# Start of RECORDS TO USE

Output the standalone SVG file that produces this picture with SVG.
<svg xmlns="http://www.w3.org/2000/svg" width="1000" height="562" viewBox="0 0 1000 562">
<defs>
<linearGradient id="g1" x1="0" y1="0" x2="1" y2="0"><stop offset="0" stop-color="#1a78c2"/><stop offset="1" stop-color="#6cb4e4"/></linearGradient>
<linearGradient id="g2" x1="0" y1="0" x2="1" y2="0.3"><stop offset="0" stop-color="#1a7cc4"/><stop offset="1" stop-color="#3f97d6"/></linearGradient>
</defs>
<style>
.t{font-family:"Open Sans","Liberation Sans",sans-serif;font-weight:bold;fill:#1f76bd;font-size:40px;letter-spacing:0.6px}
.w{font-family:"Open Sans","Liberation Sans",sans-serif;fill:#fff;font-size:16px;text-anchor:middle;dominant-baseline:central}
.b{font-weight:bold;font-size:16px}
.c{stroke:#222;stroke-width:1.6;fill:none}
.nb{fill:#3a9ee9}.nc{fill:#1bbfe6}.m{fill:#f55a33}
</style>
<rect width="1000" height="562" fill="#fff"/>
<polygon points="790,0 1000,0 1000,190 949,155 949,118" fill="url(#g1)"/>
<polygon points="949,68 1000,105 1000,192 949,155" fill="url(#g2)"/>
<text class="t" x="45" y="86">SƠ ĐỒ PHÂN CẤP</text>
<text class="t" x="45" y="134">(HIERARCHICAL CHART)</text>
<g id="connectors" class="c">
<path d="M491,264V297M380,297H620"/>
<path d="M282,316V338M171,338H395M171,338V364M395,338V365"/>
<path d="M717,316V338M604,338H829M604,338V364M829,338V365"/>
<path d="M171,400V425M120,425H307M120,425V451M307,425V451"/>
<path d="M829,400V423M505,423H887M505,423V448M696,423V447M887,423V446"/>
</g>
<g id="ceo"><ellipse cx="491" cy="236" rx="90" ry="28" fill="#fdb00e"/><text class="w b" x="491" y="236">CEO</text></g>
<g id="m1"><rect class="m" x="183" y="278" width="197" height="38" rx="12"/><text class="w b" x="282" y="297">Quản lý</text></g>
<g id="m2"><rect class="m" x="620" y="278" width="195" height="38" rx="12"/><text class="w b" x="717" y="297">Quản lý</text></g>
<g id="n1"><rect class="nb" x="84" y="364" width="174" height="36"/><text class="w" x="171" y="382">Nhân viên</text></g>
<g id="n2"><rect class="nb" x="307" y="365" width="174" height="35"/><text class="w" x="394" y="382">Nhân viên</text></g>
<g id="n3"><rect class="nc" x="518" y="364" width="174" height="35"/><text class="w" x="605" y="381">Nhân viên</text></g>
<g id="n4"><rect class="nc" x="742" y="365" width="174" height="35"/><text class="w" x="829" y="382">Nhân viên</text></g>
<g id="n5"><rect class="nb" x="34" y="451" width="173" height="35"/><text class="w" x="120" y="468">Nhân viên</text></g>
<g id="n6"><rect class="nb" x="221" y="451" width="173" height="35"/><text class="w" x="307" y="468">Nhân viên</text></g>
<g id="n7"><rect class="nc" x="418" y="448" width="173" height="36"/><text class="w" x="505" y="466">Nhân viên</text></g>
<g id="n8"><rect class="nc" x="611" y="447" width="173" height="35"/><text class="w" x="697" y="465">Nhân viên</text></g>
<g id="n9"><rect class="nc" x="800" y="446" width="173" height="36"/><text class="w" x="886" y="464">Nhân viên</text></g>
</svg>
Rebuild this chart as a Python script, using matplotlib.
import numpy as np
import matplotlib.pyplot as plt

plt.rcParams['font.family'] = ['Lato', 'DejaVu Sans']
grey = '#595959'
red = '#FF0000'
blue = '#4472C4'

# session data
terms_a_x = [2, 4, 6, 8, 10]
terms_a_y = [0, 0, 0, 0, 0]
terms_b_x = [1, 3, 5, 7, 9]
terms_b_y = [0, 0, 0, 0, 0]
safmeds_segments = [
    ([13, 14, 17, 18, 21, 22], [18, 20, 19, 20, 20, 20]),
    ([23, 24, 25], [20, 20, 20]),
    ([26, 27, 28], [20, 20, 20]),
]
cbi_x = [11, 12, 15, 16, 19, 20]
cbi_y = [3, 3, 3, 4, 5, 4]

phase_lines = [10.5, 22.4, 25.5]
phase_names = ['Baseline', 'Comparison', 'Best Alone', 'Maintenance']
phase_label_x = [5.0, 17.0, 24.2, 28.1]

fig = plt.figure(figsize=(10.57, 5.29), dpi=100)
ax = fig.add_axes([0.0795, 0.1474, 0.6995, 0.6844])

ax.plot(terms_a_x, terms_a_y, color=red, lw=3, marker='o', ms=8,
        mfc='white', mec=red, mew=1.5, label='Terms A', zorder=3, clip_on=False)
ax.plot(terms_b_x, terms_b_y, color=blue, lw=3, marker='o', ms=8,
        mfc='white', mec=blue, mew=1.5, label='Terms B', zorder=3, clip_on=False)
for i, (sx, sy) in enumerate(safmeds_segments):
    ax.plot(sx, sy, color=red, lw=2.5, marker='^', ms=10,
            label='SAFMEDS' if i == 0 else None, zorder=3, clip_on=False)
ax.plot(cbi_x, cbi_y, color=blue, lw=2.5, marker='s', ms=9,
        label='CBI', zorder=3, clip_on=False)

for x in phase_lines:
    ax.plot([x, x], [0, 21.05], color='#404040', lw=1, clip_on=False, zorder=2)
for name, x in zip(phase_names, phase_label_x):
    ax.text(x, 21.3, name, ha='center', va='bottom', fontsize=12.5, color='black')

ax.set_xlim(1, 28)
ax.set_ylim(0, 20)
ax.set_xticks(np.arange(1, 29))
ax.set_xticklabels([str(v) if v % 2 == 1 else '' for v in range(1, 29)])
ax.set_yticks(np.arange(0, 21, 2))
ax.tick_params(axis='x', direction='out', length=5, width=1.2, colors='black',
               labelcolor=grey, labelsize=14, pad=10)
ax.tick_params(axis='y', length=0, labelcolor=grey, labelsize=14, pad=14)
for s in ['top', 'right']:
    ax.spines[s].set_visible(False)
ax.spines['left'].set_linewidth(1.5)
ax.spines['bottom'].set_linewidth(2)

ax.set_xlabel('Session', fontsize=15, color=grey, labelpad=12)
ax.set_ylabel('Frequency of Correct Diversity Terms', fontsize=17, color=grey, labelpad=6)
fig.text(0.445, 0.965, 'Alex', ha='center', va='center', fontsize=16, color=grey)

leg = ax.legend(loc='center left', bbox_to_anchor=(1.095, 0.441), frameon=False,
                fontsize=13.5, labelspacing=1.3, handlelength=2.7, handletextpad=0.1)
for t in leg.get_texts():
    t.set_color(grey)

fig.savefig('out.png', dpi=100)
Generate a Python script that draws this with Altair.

# End of RECORDS TO USE

*YOUR INSTRUCTIONS*
Extract every entry in the listing word for word.

*EXERCISE RESPONSE*
Output the standalone SVG file that produces this picture with SVG.
<svg xmlns="http://www.w3.org/2000/svg" width="1000" height="562" viewBox="0 0 1000 562">
<defs>
<linearGradient id="g1" x1="0" y1="0" x2="1" y2="0"><stop offset="0" stop-color="#1a78c2"/><stop offset="1" stop-color="#6cb4e4"/></linearGradient>
<linearGradient id="g2" x1="0" y1="0" x2="1" y2="0.3"><stop offset="0" stop-color="#1a7cc4"/><stop offset="1" stop-color="#3f97d6"/></linearGradient>
</defs>
<style>
.t{font-family:"Open Sans","Liberation Sans",sans-serif;font-weight:bold;fill:#1f76bd;font-size:40px;letter-spacing:0.6px}
.w{font-family:"Open Sans","Liberation Sans",sans-serif;fill:#fff;font-size:16px;text-anchor:middle;dominant-baseline:central}
.b{font-weight:bold;font-size:16px}
.c{stroke:#222;stroke-width:1.6;fill:none}
.nb{fill:#3a9ee9}.nc{fill:#1bbfe6}.m{fill:#f55a33}
</style>
<rect width="1000" height="562" fill="#fff"/>
<polygon points="790,0 1000,0 1000,190 949,155 949,118" fill="url(#g1)"/>
<polygon points="949,68 1000,105 1000,192 949,155" fill="url(#g2)"/>
<text class="t" x="45" y="86">SƠ ĐỒ PHÂN CẤP</text>
<text class="t" x="45" y="134">(HIERARCHICAL CHART)</text>
<g id="connectors" class="c">
<path d="M491,264V297M380,297H620"/>
<path d="M282,316V338M171,338H395M171,338V364M395,338V365"/>
<path d="M717,316V338M604,338H829M604,338V364M829,338V365"/>
<path d="M171,400V425M120,425H307M120,425V451M307,425V451"/>
<path d="M829,400V423M505,423H887M505,423V448M696,423V447M887,423V446"/>
</g>
<g id="ceo"><ellipse cx="491" cy="236" rx="90" ry="28" fill="#fdb00e"/><text class="w b" x="491" y="236">CEO</text></g>
<g id="m1"><rect class="m" x="183" y="278" width="197" height="38" rx="12"/><text class="w b" x="282" y="297">Quản lý</text></g>
<g id="m2"><rect class="m" x="620" y="278" width="195" height="38" rx="12"/><text class="w b" x="717" y="297">Quản lý</text></g>
<g id="n1"><rect class="nb" x="84" y="364" width="174" height="36"/><text class="w" x="171" y="382">Nhân viên</text></g>
<g id="n2"><rect class="nb" x="307" y="365" width="174" height="35"/><text class="w" x="394" y="382">Nhân viên</text></g>
<g id="n3"><rect class="nc" x="518" y="364" width="174" height="35"/><text class="w" x="605" y="381">Nhân viên</text></g>
<g id="n4"><rect class="nc" x="742" y="365" width="174" height="35"/><text class="w" x="829" y="382">Nhân viên</text></g>
<g id="n5"><rect class="nb" x="34" y="451" width="173" height="35"/><text class="w" x="120" y="468">Nhân viên</text></g>
<g id="n6"><rect class="nb" x="221" y="451" width="173" height="35"/><text class="w" x="307" y="468">Nhân viên</text></g>
<g id="n7"><rect class="nc" x="418" y="448" width="173" height="36"/><text class="w" x="505" y="466">Nhân viên</text></g>
<g id="n8"><rect class="nc" x="611" y="447" width="173" height="35"/><text class="w" x="697" y="465">Nhân viên</text></g>
<g id="n9"><rect class="nc" x="800" y="446" width="173" height="36"/><text class="w" x="886" y="464">Nhân viên</text></g>
</svg>
Rebuild this chart as a Python script, using matplotlib.
import numpy as np
import matplotlib.pyplot as plt

plt.rcParams['font.family'] = ['Lato', 'DejaVu Sans']
grey = '#595959'
red = '#FF0000'
blue = '#4472C4'

# session data
terms_a_x = [2, 4, 6, 8, 10]
terms_a_y = [0, 0, 0, 0, 0]
terms_b_x = [1, 3, 5, 7, 9]
terms_b_y = [0, 0, 0, 0, 0]
safmeds_segments = [
    ([13, 14, 17, 18, 21, 22], [18, 20, 19, 20, 20, 20]),
    ([23, 24, 25], [20, 20, 20]),
    ([26, 27, 28], [20, 20, 20]),
]
cbi_x = [11, 12, 15, 16, 19, 20]
cbi_y = [3, 3, 3, 4, 5, 4]

phase_lines = [10.5, 22.4, 25.5]
phase_names = ['Baseline', 'Comparison', 'Best Alone', 'Maintenance']
phase_label_x = [5.0, 17.0, 24.2, 28.1]

fig = plt.figure(figsize=(10.57, 5.29), dpi=100)
ax = fig.add_axes([0.0795, 0.1474, 0.6995, 0.6844])

ax.plot(terms_a_x, terms_a_y, color=red, lw=3, marker='o', ms=8,
        mfc='white', mec=red, mew=1.5, label='Terms A', zorder=3, clip_on=False)
ax.plot(terms_b_x, terms_b_y, color=blue, lw=3, marker='o', ms=8,
        mfc='white', mec=blue, mew=1.5, label='Terms B', zorder=3, clip_on=False)
for i, (sx, sy) in enumerate(safmeds_segments):
    ax.plot(sx, sy, color=red, lw=2.5, marker='^', ms=10,
            label='SAFMEDS' if i == 0 else None, zorder=3, clip_on=False)
ax.plot(cbi_x, cbi_y, color=blue, lw=2.5, marker='s', ms=9,
        label='CBI', zorder=3, clip_on=False)

for x in phase_lines:
    ax.plot([x, x], [0, 21.05], color='#404040', lw=1, clip_on=False, zorder=2)
for name, x in zip(phase_names, phase_label_x):
    ax.text(x, 21.3, name, ha='center', va='bottom', fontsize=12.5, color='black')

ax.set_xlim(1, 28)
ax.set_ylim(0, 20)
ax.set_xticks(np.arange(1, 29))
ax.set_xticklabels([str(v) if v % 2 == 1 else '' for v in range(1, 29)])
ax.set_yticks(np.arange(0, 21, 2))
ax.tick_params(axis='x', direction='out', length=5, width=1.2, colors='black',
               labelcolor=grey, labelsize=14, pad=10)
ax.tick_params(axis='y', length=0, labelcolor=grey, labelsize=14, pad=14)
for s in ['top', 'right']:
    ax.spines[s].set_visible(False)
ax.spines['left'].set_linewidth(1.5)
ax.spines['bottom'].set_linewidth(2)

ax.set_xlabel('Session', fontsize=15, color=grey, labelpad=12)
ax.set_ylabel('Frequency of Correct Diversity Terms', fontsize=17, color=grey, labelpad=6)
fig.text(0.445, 0.965, 'Alex', ha='center', va='center', fontsize=16, color=grey)

leg = ax.legend(loc='center left', bbox_to_anchor=(1.095, 0.441), frameon=False,
                fontsize=13.5, labelspacing=1.3, handlelength=2.7, handletextpad=0.1)
for t in leg.get_texts():
    t.set_color(grey)

fig.savefig('out.png', dpi=100)
Generate a Python script that draws this with Altair.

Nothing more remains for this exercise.